IBM’s forthcoming Starling quantum computer may significantly accelerate the timeline for when quantum technology could threaten blockchain cryptography. As IBM pioneers the world’s first fault-tolerant quantum system by 2029, the conversation around cryptocurrency security is taking a new, urgent tone.
Quantum computers have long been touted as the next frontier of computational power—able to process information in ways classic computers never could. Until now, limited reliability and high error rates kept these machines from threatening sophisticated encryption like Bitcoin’s. That calculus may be shifting with IBM’s announcement of Quantum Starling: a new system aiming for 100 million stable quantum operations using 200 error-corrected qubits. Unlike previous generations, Starling features real-time error correction and is engineered to operate at the scale needed for complex cryptographic challenges. The technology will be housed in IBM’s dedicated quantum data facility in New York, with an ambitious roadmap extending to 2033.
IBM’s progress in quantum computing follows a deliberate, milestone-driven plan. In 2025, the company will release the 120-qubit Nighthawk processor—boasting 16 times more circuit depth than previous chips—and begin integrating quantum-friendly software like enhanced Qiskit. By 2026, IBM plans to demonstrate “quantum advantage” and unveil the Kookaburra processor, a modular chip that combines quantum memory with logic. The roadmap accelerates: By 2027, Cockatoo will connect multiple processors via advanced couplers, laying groundwork for scalable quantum architectures. All of this builds toward deploying the fault-tolerant Starling prototype in 2028 and completing a fully operational system by 2029.
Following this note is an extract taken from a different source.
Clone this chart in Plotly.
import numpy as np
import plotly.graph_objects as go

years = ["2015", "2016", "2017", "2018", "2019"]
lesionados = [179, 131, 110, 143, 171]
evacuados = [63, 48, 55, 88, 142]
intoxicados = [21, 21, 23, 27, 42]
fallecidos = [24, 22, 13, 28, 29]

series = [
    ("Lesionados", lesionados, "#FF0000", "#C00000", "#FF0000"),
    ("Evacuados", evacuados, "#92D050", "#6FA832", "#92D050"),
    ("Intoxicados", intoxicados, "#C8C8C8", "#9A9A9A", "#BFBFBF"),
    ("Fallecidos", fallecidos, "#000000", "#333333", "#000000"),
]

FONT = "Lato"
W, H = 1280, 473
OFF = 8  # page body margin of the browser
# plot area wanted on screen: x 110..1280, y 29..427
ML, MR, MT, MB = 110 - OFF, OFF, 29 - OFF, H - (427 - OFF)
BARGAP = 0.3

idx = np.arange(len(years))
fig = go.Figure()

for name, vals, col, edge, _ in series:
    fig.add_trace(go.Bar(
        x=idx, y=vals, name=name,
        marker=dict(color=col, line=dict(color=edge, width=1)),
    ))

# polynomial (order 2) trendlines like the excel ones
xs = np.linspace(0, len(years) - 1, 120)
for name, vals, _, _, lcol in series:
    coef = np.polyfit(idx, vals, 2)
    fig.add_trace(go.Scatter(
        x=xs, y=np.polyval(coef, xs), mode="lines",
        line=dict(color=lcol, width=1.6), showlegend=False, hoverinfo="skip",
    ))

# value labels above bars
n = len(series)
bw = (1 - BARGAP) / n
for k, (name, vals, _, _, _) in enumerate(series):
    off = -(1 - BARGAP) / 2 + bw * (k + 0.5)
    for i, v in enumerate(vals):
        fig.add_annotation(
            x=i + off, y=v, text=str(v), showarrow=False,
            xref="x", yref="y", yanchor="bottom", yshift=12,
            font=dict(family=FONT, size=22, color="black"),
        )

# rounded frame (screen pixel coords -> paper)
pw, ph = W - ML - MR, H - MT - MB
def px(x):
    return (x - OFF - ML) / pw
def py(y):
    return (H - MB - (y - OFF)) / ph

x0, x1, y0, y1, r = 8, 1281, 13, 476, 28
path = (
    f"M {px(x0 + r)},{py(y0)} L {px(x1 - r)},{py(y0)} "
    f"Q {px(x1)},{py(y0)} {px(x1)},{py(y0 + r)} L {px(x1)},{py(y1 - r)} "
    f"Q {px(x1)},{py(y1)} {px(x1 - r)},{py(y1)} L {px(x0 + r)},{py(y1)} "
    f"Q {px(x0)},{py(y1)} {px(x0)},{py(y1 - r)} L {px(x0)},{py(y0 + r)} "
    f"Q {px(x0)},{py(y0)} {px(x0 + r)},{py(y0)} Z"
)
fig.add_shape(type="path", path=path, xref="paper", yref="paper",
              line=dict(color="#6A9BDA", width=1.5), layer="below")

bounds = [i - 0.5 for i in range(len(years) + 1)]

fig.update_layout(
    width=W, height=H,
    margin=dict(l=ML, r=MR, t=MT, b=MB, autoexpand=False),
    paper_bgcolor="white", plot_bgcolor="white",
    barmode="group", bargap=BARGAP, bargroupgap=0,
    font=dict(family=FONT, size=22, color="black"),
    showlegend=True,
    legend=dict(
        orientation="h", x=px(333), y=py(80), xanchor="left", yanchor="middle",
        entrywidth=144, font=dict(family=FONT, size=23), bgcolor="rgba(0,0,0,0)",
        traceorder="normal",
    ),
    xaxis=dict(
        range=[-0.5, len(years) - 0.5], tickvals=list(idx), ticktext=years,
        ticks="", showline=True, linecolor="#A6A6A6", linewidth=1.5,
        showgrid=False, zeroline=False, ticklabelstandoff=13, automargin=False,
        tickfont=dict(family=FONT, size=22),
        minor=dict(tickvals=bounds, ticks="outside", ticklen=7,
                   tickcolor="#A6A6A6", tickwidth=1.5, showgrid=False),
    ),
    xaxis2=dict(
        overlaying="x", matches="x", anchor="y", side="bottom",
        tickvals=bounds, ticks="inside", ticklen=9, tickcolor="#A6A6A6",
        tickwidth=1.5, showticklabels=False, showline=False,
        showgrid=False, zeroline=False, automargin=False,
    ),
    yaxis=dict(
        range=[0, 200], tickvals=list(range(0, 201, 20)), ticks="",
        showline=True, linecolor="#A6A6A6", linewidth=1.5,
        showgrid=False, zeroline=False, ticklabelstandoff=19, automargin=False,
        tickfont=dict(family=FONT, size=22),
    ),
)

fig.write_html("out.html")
Quantum fault tolerance holds the key to unlocking computation intensive enough to threaten today’s cryptographic standards—including those safeguarding Bitcoin and other digital assets. Experts like Professor David Bader of NJIT highlight error correction as a decisive factor in scaling up to the thousands or even millions of qubits needed for practical attacks on established encryption protocols. While public statements from figures like Michael Saylor have minimized the immediacy of this threat, industry leaders recognize that quantum advancements can outpace software upgrades. The Starling system’s sophisticated error correction and modular design represent not just a technical achievement but potentially a direct challenge to the security assumptions underpinning blockchains.
IBM’s aggressive timeline for fault-tolerant quantum computing is turning abstract cryptographic threats into a near-term concern for the crypto industry. While quantum computers won’t compromise Bitcoin overnight, progress like Starling means blockchain developers must accelerate efforts in quantum-resistant encryption. The next decade will likely witness a race between quantum breakthroughs and upgraded digital defenses—a race the crypto economy cannot afford to lose.